Annoying a stay-at-home-mum

by - March 20, 2015

I did anticipate that becoming a parent is going to bring lots of changes to the family. I know it was not going to be easy and I have to make a lot of sacrifices and listen to some advise. I love my family. I enjoy looking after my little one and the Pros of being a SAHM (Stay At Home Mum) is definitely more than the Cons because the reward and satisfaction I get makes it all worth it.

But I want to share/vent some annoying things I have been told after I became a parent.
10 things I get annoyed with.

1. You have the luxury and so lucky to stay at home and not work.
Reality check. My choice to stay at home was not by luck and certainly not a luxury. This is only made possible through stringent planning, daily budgeting, realistic spending and of cos foregoing luxury. I gave up a career I spend many years to build up, I was on a roll. Does it not occur to you that unlike you, I actually enjoy my work and giving it all up was a difficult decision.

2. Why don't you send him to childcare.
People send or don't send their kids to childcare for many reasons. And they are reasons I do not wish to discuss with you. But if you really want to know why, I can give you one out of the many I have. I visited a centre once thinking of childcare options. I saw a very young 8month old with thick green snort running down his nose. He looked miserable. End of story. If you still don't get it, you will once you become a parent.

3. Did you feed him this food and that food it's good for him. You should cook him that food.
Would you like to know that the food you sometimes mention needs me to drive 1hour away to get. Would you like to know that the food you suggest is not often available here. Would you like to know that what's good for him is up to me as a parent to decide. He is well and alive. Thank you for your kind suggestions.

4. Don't feed him all these food pouches when you are traveling it has no nutritional value and you can't feed him the food we adults eat.
So would you be so kind to suggest how I can cook some nutritious food while miles away from a kitchen. Perhaps next time I should bring along a portable cooker, cooking utensils, bags of fresh produce, set up camp and cook some nice food. That is totally achievable at the airport, shopping mall, tourist attractions and restaurants. Yes, cooking in the hotel room before going out is stupid suggestion.

5. Did you know that so and so was already doing these things at his age. Have you started to teach him to do the same if not you should.
My son is a unique individual that likes to learn at his own pace. Enough said.

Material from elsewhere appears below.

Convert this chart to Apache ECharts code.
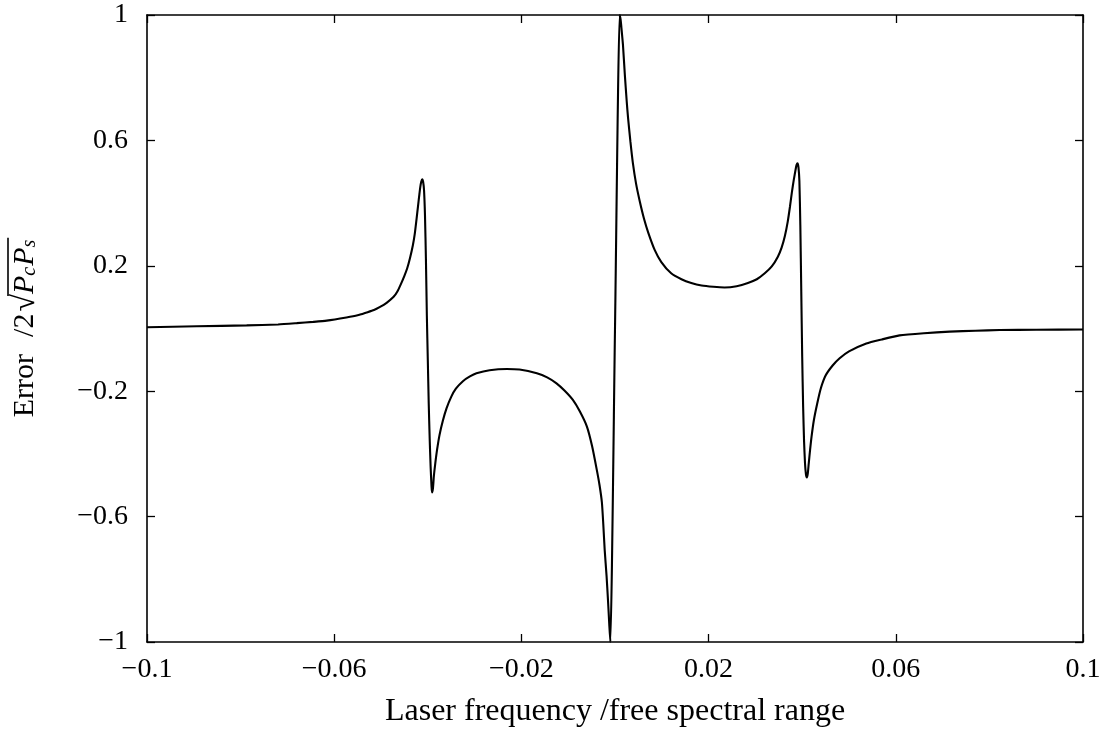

6. You can sleep when your baby sleep. It must be awesome to have all these free time.
Yes super awesome because this free time includes, washing nappies, washing dishes, cleaning up the food mess on the floor-table-walls, cooking for myself, cooking for the kid, folding nappies, keeping the kid's toys, finding the missing pieces, keeping the other things he pull out from around the house, re-folding all the clothes he pull from the clothes drawer, taking a shower, and finally 10mins if I'm lucky to write part of this post, check some social media, and close my eyes to sleep for a whole minute. Just a small part of awesome free time I have while the baby sleeps. (This is on a good day)

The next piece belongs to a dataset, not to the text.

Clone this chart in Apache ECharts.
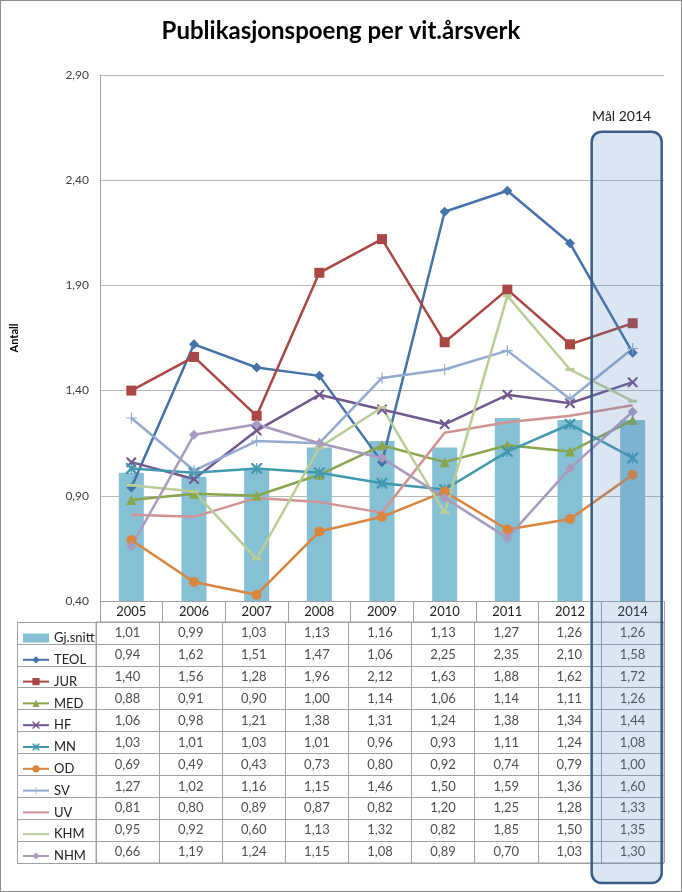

7. (While baby is tired and crying frantically and wriggling at the same time) Try hold him this way, soothe him that way, watch his head, what's wrong with him, why is he crying non-stop, he must be tired, look at this toy baby, make funny faces while clapping loudly.
Yes, I have people who did all that to me and my overtired baby one advise at a time or bombarded all at once. I'm a good parent trying my best to calm my baby to sleep the way I know how. Your overly enthustic manner of trying to help is appreciated but please let me handle it alone unless I ask for your help.

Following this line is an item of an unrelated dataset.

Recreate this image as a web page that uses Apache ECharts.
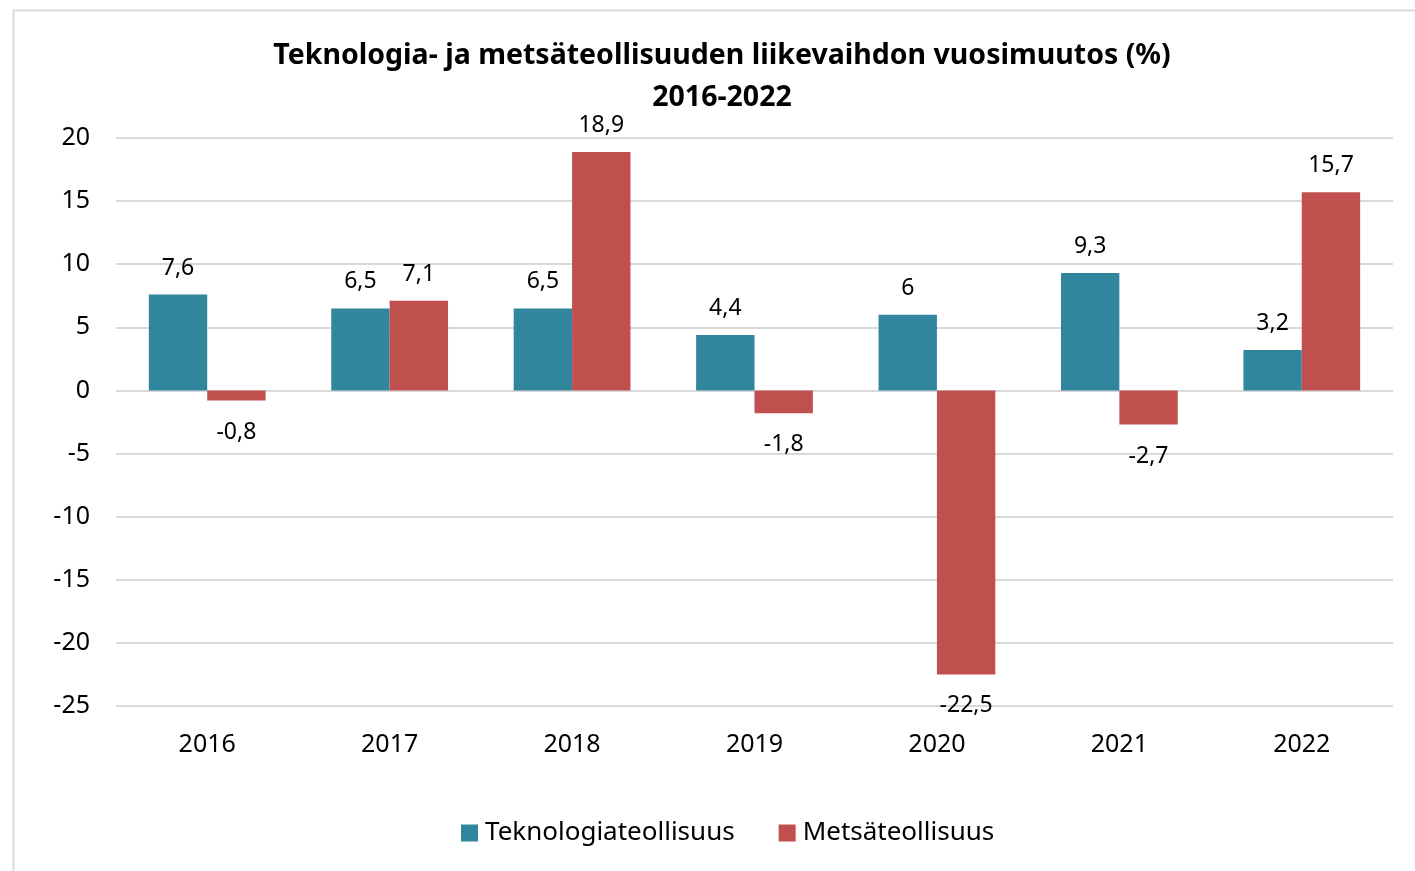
<!DOCTYPE html>
<html>
<head>
<meta charset="utf-8">
<script src="https://cdn.jsdelivr.net/npm/echarts@6/dist/echarts.min.js"></script>
<style>
  html, body { margin: 0; padding: 0; background: #fff; }
  #chart { width: 1415px; height: 871px; }
</style>
</head>
<body>
<div id="chart"></div>
<script>
const years = ['2016', '2017', '2018', '2019', '2020', '2021', '2022'];
const tekno = [7.6, 6.5, 6.5, 4.4, 6, 9.3, 3.2];
const metsa = [-0.8, 7.1, 18.9, -1.8, -22.5, -2.7, 15.7];
const seriesNames = ['Teknologiateollisuus', 'Metsäteollisuus'];

const FONT = 'Noto Sans';
const fmt = v => String(v).replace('.', ',');

// negative values get their label under the bar, a bit further away
function toData(arr) {
  return arr.map(v => ({
    value: v,
    label: v < 0 ? { position: 'bottom', distance: 20 } : { position: 'top', distance: 15 }
  }));
}

const chart = echarts.init(document.getElementById('chart'));

chart.setOption({
  backgroundColor: '#fff',
  textStyle: { fontFamily: FONT, color: '#000' },
  graphic: [{
    type: 'rect',
    shape: { x: 13.5, y: 10.5, width: 1600, height: 1000 },
    style: { fill: 'none', stroke: '#d9d9d9', lineWidth: 2 },
    silent: true
  }],
  title: {
    text: 'Teknologia- ja metsäteollisuuden liikevaihdon vuosimuutos (%)\n2016-2022',
    left: 717,
    textAlign: 'center',
    top: 30,
    textStyle: { fontFamily: FONT, fontSize: 28.5, fontWeight: 'bold', color: '#000', lineHeight: 42 }
  },
  legend: {
    bottom: 20,
    left: 456,
    itemWidth: 17,
    itemHeight: 17,
    itemGap: 44,
    icon: 'rect',
    textStyle: { fontFamily: FONT, fontSize: 26, color: '#000', padding: [0, 0, 0, 2] },
    data: seriesNames
  },
  grid: { left: 116, right: 22, top: 138, bottom: 165, containLabel: false, outerBoundsMode: 'none' },
  xAxis: {
    type: 'category',
    data: years,
    axisLine: { show: false },
    axisTick: { show: false },
    axisLabel: { fontFamily: FONT, fontSize: 25, color: '#000', margin: 26 }
  },
  yAxis: {
    type: 'value',
    min: -25,
    max: 20,
    interval: 5,
    axisLine: { show: false },
    axisTick: { show: false },
    axisLabel: { fontFamily: FONT, fontSize: 25, color: '#000', margin: 26 },
    splitLine: { lineStyle: { color: '#d9d9d9', width: 2 } }
  },
  series: [
    {
      name: seriesNames[0],
      type: 'bar',
      data: toData(tekno),
      barGap: '0%',
      barCategoryGap: '36%',
      itemStyle: { color: '#31859c' },
      label: { show: true, fontFamily: FONT, fontSize: 23, color: '#000', formatter: p => fmt(p.value) }
    },
    {
      name: seriesNames[1],
      type: 'bar',
      data: toData(metsa),
      barGap: '0%',
      barCategoryGap: '36%',
      itemStyle: { color: '#c0504d' },
      label: { show: true, fontFamily: FONT, fontSize: 23, color: '#000', formatter: p => fmt(p.value) }
    }
  ]
});
</script>
</body>
</html>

8. You should go out more to the park with your baby. It's good to let them lie expose under the sun. No hat, no sunscreen, no protection.
Are you insane!

9. Bring him out more to meet people don't stay cope up at home all the time.
How often do you suggest I go out? Is 3 times a week not enough for you. Do I really have to take the 1hour long journey out of my house by public transport to meet strangers at a mall. Do I really have to bring him to the park everyday. Do you know that there are some weeks during the year that going out is really a stupid thing to do with a young baby. How about there are just some days where I'm not feeling up for it because I haven't slept well since my child was born.

10. I want to see your baby. Let's meet for dinner here at 8:30pm.
Sorry if I have to blow you off time and time again because cranky baby is not good company. I also can't really help it if he falls asleep at 7pm even after I tried my best to force his eyes open. And like they always say "never wake a sleeping baby". How about dinner at 6pm instead and you are most welcome to come visit if you are not too busy over the weekend.

I can understand that some people without children really have no idea what it is like to have kids. I don't blame them for asking some genuine questions or saying some things. They just really have no clue. But I just cannot take it when those who have children think they know better and try to teach me how to raise my child "correctly" without me asking them. Who are you to know what's correct for my child. My child is an individual, I'm trying my best like all parents. You should respect me and my decisions as a parent to know what's best for my child, not what you think is best. Quite frankly, I really don't give a sh*t what you think.